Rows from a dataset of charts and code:
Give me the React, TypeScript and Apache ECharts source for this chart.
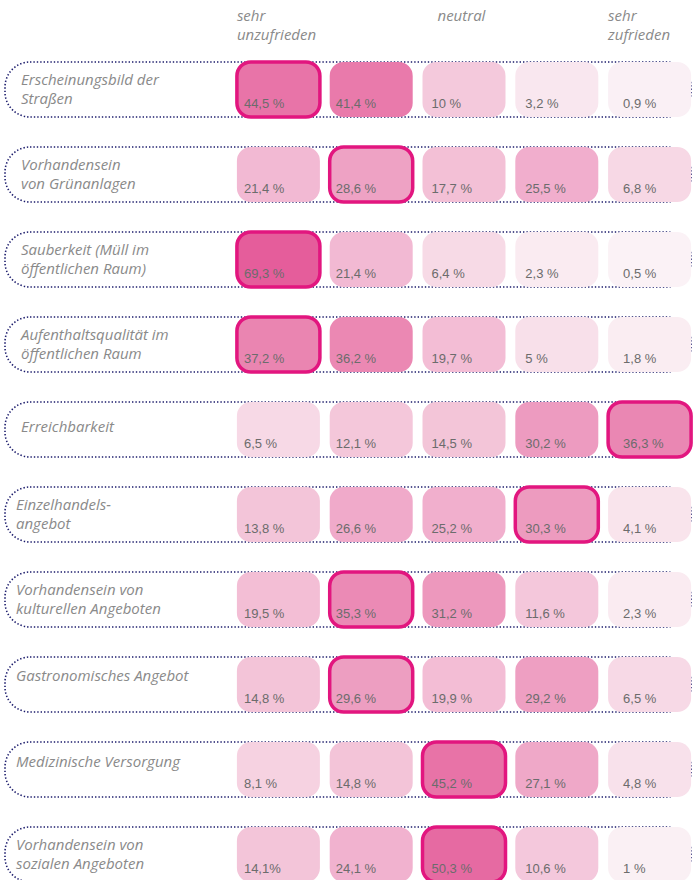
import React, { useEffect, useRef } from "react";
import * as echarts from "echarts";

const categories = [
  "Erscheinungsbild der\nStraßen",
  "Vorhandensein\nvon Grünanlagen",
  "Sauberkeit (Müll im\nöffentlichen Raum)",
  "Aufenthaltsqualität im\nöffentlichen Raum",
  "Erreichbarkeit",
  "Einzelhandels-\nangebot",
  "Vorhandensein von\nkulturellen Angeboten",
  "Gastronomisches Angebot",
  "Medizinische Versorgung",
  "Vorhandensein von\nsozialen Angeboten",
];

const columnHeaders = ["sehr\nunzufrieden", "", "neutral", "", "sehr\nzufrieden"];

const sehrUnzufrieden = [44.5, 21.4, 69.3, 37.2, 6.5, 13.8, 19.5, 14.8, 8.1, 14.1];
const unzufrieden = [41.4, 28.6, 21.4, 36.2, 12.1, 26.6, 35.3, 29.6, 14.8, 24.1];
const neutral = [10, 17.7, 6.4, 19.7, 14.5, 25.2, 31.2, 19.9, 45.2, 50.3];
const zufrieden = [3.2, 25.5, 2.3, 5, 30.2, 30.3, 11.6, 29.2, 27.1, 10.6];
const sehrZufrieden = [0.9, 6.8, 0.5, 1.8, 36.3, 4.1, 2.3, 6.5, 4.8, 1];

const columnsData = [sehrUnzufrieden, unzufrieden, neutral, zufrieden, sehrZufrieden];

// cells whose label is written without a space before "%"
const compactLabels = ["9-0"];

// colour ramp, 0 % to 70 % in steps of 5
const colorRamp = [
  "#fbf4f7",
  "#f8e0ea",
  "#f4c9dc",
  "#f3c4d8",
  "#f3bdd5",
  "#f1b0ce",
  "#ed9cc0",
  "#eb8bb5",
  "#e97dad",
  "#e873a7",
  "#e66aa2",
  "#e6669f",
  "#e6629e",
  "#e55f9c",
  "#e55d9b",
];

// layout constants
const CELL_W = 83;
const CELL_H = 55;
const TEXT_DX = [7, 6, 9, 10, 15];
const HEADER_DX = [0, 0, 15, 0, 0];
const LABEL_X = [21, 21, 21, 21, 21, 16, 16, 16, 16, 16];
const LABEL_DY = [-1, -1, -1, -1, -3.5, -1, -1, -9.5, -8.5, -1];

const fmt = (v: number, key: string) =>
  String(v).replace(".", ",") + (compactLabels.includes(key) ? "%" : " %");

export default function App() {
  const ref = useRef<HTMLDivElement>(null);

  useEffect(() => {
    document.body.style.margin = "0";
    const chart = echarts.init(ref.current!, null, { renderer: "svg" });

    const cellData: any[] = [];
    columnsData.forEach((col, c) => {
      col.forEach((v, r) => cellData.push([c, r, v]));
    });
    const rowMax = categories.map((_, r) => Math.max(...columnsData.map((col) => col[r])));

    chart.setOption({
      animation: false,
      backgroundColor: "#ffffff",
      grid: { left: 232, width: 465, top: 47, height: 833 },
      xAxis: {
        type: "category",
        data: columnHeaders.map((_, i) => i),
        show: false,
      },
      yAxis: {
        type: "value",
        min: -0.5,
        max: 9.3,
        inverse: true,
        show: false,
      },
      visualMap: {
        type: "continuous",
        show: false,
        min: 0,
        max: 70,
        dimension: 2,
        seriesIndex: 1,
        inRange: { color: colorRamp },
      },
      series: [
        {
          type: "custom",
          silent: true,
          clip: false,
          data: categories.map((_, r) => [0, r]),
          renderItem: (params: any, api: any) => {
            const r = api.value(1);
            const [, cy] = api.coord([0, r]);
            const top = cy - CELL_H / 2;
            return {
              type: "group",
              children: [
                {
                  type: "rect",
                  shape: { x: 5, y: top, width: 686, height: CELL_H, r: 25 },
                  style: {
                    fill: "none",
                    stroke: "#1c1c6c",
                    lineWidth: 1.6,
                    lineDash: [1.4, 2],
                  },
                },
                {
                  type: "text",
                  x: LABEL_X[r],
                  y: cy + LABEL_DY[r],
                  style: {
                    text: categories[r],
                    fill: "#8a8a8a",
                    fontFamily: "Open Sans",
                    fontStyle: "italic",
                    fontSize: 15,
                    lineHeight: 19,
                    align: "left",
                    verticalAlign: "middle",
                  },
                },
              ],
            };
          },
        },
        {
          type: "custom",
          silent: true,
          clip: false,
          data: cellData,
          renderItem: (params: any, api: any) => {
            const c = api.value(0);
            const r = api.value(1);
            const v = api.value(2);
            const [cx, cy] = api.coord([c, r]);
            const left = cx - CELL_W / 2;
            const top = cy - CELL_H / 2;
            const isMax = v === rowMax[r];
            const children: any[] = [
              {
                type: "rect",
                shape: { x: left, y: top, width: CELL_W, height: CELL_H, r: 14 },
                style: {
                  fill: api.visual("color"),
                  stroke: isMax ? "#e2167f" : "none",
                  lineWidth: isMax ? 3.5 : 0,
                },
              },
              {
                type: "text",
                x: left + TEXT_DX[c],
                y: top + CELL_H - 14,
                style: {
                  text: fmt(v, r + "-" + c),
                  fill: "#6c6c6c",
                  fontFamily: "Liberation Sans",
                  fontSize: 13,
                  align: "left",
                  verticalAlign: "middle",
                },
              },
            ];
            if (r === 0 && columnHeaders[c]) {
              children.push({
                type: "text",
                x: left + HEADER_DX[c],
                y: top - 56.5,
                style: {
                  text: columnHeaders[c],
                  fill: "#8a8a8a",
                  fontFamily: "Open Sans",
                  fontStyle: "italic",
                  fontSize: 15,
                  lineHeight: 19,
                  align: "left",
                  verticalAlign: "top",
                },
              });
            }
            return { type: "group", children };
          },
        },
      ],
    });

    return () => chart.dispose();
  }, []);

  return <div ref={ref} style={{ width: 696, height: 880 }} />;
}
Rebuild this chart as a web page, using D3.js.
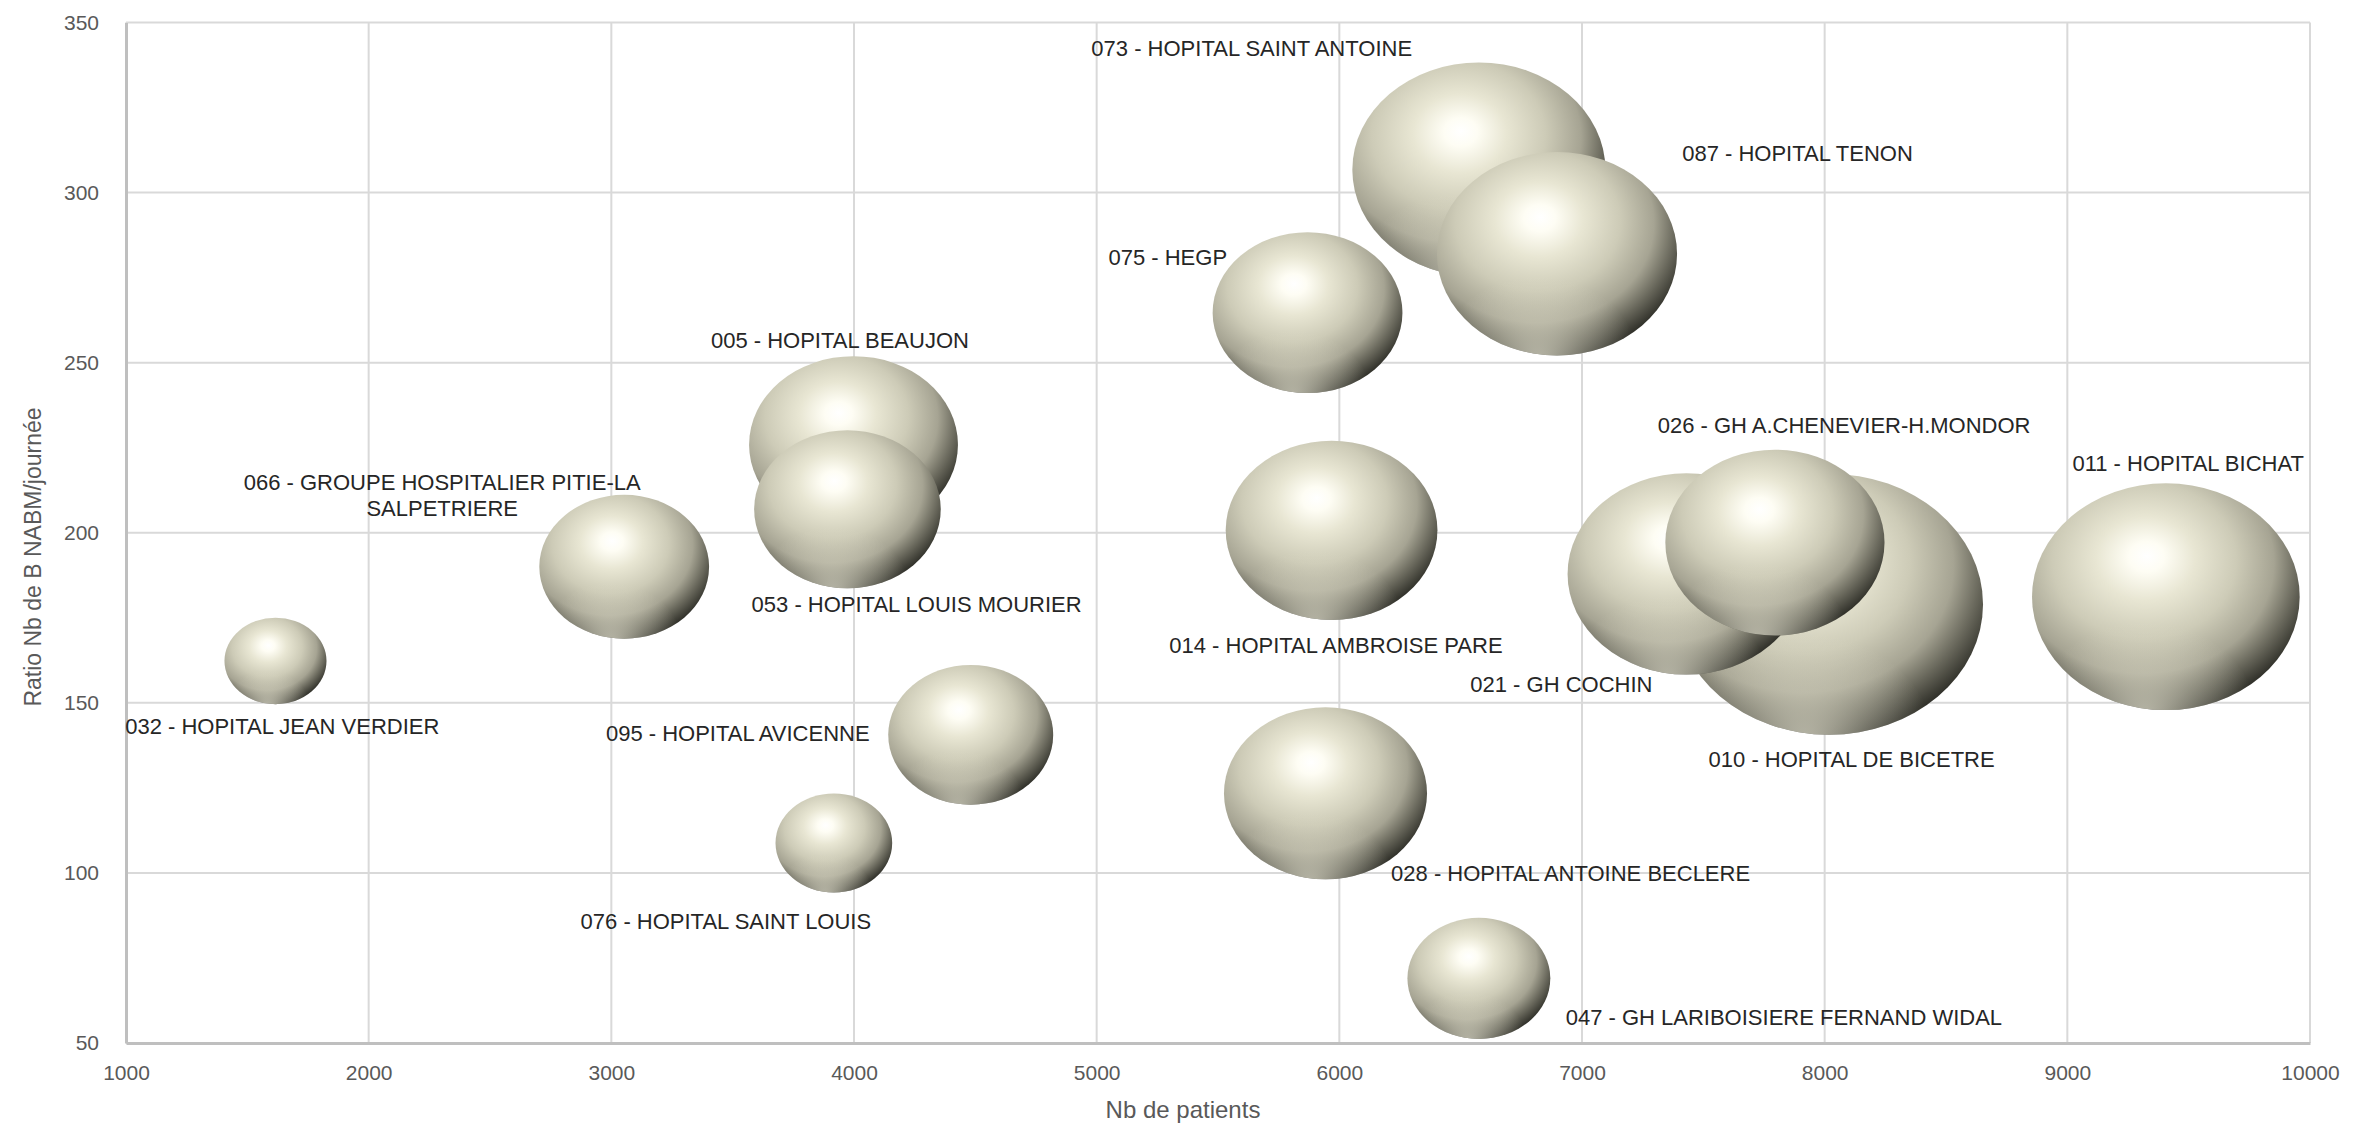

WHAT NEEDS TO BE DONE:
Restate each entry word for word, please, but drop any images it holds.

RESULT OF THIS TASK:
Give me the React, TypeScript and Apache ECharts source for this chart.
import React, { useEffect, useRef } from "react";
import * as echarts from "echarts";

const categories = [
  "Erscheinungsbild der\nStraßen",
  "Vorhandensein\nvon Grünanlagen",
  "Sauberkeit (Müll im\nöffentlichen Raum)",
  "Aufenthaltsqualität im\nöffentlichen Raum",
  "Erreichbarkeit",
  "Einzelhandels-\nangebot",
  "Vorhandensein von\nkulturellen Angeboten",
  "Gastronomisches Angebot",
  "Medizinische Versorgung",
  "Vorhandensein von\nsozialen Angeboten",
];

const columnHeaders = ["sehr\nunzufrieden", "", "neutral", "", "sehr\nzufrieden"];

const sehrUnzufrieden = [44.5, 21.4, 69.3, 37.2, 6.5, 13.8, 19.5, 14.8, 8.1, 14.1];
const unzufrieden = [41.4, 28.6, 21.4, 36.2, 12.1, 26.6, 35.3, 29.6, 14.8, 24.1];
const neutral = [10, 17.7, 6.4, 19.7, 14.5, 25.2, 31.2, 19.9, 45.2, 50.3];
const zufrieden = [3.2, 25.5, 2.3, 5, 30.2, 30.3, 11.6, 29.2, 27.1, 10.6];
const sehrZufrieden = [0.9, 6.8, 0.5, 1.8, 36.3, 4.1, 2.3, 6.5, 4.8, 1];

const columnsData = [sehrUnzufrieden, unzufrieden, neutral, zufrieden, sehrZufrieden];

// cells whose label is written without a space before "%"
const compactLabels = ["9-0"];

// colour ramp, 0 % to 70 % in steps of 5
const colorRamp = [
  "#fbf4f7",
  "#f8e0ea",
  "#f4c9dc",
  "#f3c4d8",
  "#f3bdd5",
  "#f1b0ce",
  "#ed9cc0",
  "#eb8bb5",
  "#e97dad",
  "#e873a7",
  "#e66aa2",
  "#e6669f",
  "#e6629e",
  "#e55f9c",
  "#e55d9b",
];

// layout constants
const CELL_W = 83;
const CELL_H = 55;
const TEXT_DX = [7, 6, 9, 10, 15];
const HEADER_DX = [0, 0, 15, 0, 0];
const LABEL_X = [21, 21, 21, 21, 21, 16, 16, 16, 16, 16];
const LABEL_DY = [-1, -1, -1, -1, -3.5, -1, -1, -9.5, -8.5, -1];

const fmt = (v: number, key: string) =>
  String(v).replace(".", ",") + (compactLabels.includes(key) ? "%" : " %");

export default function App() {
  const ref = useRef<HTMLDivElement>(null);

  useEffect(() => {
    document.body.style.margin = "0";
    const chart = echarts.init(ref.current!, null, { renderer: "svg" });

    const cellData: any[] = [];
    columnsData.forEach((col, c) => {
      col.forEach((v, r) => cellData.push([c, r, v]));
    });
    const rowMax = categories.map((_, r) => Math.max(...columnsData.map((col) => col[r])));

    chart.setOption({
      animation: false,
      backgroundColor: "#ffffff",
      grid: { left: 232, width: 465, top: 47, height: 833 },
      xAxis: {
        type: "category",
        data: columnHeaders.map((_, i) => i),
        show: false,
      },
      yAxis: {
        type: "value",
        min: -0.5,
        max: 9.3,
        inverse: true,
        show: false,
      },
      visualMap: {
        type: "continuous",
        show: false,
        min: 0,
        max: 70,
        dimension: 2,
        seriesIndex: 1,
        inRange: { color: colorRamp },
      },
      series: [
        {
          type: "custom",
          silent: true,
          clip: false,
          data: categories.map((_, r) => [0, r]),
          renderItem: (params: any, api: any) => {
            const r = api.value(1);
            const [, cy] = api.coord([0, r]);
            const top = cy - CELL_H / 2;
            return {
              type: "group",
              children: [
                {
                  type: "rect",
                  shape: { x: 5, y: top, width: 686, height: CELL_H, r: 25 },
                  style: {
                    fill: "none",
                    stroke: "#1c1c6c",
                    lineWidth: 1.6,
                    lineDash: [1.4, 2],
                  },
                },
                {
                  type: "text",
                  x: LABEL_X[r],
                  y: cy + LABEL_DY[r],
                  style: {
                    text: categories[r],
                    fill: "#8a8a8a",
                    fontFamily: "Open Sans",
                    fontStyle: "italic",
                    fontSize: 15,
                    lineHeight: 19,
                    align: "left",
                    verticalAlign: "middle",
                  },
                },
              ],
            };
          },
        },
        {
          type: "custom",
          silent: true,
          clip: false,
          data: cellData,
          renderItem: (params: any, api: any) => {
            const c = api.value(0);
            const r = api.value(1);
            const v = api.value(2);
            const [cx, cy] = api.coord([c, r]);
            const left = cx - CELL_W / 2;
            const top = cy - CELL_H / 2;
            const isMax = v === rowMax[r];
            const children: any[] = [
              {
                type: "rect",
                shape: { x: left, y: top, width: CELL_W, height: CELL_H, r: 14 },
                style: {
                  fill: api.visual("color"),
                  stroke: isMax ? "#e2167f" : "none",
                  lineWidth: isMax ? 3.5 : 0,
                },
              },
              {
                type: "text",
                x: left + TEXT_DX[c],
                y: top + CELL_H - 14,
                style: {
                  text: fmt(v, r + "-" + c),
                  fill: "#6c6c6c",
                  fontFamily: "Liberation Sans",
                  fontSize: 13,
                  align: "left",
                  verticalAlign: "middle",
                },
              },
            ];
            if (r === 0 && columnHeaders[c]) {
              children.push({
                type: "text",
                x: left + HEADER_DX[c],
                y: top - 56.5,
                style: {
                  text: columnHeaders[c],
                  fill: "#8a8a8a",
                  fontFamily: "Open Sans",
                  fontStyle: "italic",
                  fontSize: 15,
                  lineHeight: 19,
                  align: "left",
                  verticalAlign: "top",
                },
              });
            }
            return { type: "group", children };
          },
        },
      ],
    });

    return () => chart.dispose();
  }, []);

  return <div ref={ref} style={{ width: 696, height: 880 }} />;
}
Rebuild this chart as a web page, using D3.js.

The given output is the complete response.